Our Approach to Bibliotherapy
Words for Wellbeing is led by Julie Walker, one of the founders of bibliotherapy in the UK.
We offer bespoke sessions working with people, digital innovation and training.
Participants are at the centre of our work so, rather than trying to bring people to literature, we use literature as a tool to engage with and enhance the wellbeing and quality of life of participants. By ‘literature’ we mean all kinds of fiction including chick lit, poetry, song lyrics, classics – in fact all forms of the written word.
If the sessions have the same format every week it is easy to lose participants; what we do sometimes, for example on an acute admission ward, has to appeal to the person who can only concentrate for 5 minutes at a time as well as the person who is well on the way to recovery and can engage for a full session.
Our model of bibliotherapy is based on flexibility of both resources and practitioner, which means that we can engage with diverse people at different levels of wellness, in the acute stage of their illness as well as when they are in recovery and beyond.
We are able to adapt the material to fit the audience as we have built up a diverse ‘toolkit’ containing lots of resources and methods of engagement.

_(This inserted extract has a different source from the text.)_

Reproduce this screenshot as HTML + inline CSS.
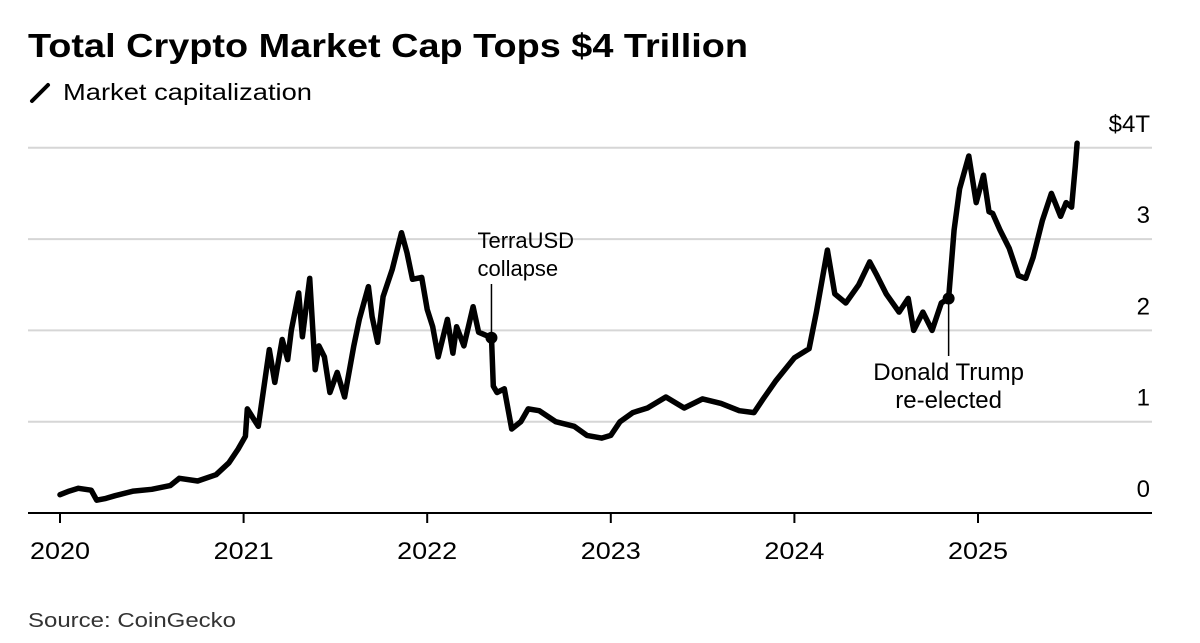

We have produced a short 10 minute video
on which some of our beneficiaries and partners comment; watching this will give a much clearer picture of what we do and how it works.
We have developed a ground breaking use of digital technology to support our work. This technology is effective and welcomed by participants.
It does not replace in-person interactions with a trained bibliotherapist, but our technology extends our capacity at very low cost.
We use this technology to support all the sessions we deliver, and as part our training package.
A good bibliotherapist needs to be adaptable so that the sessions are reactive rather than prescriptive. This is also the reason that we continue to develop new ways of engaging – as well as to ensure that we don’t become jaded in our delivery, which could be the case if we constantly used the same resources.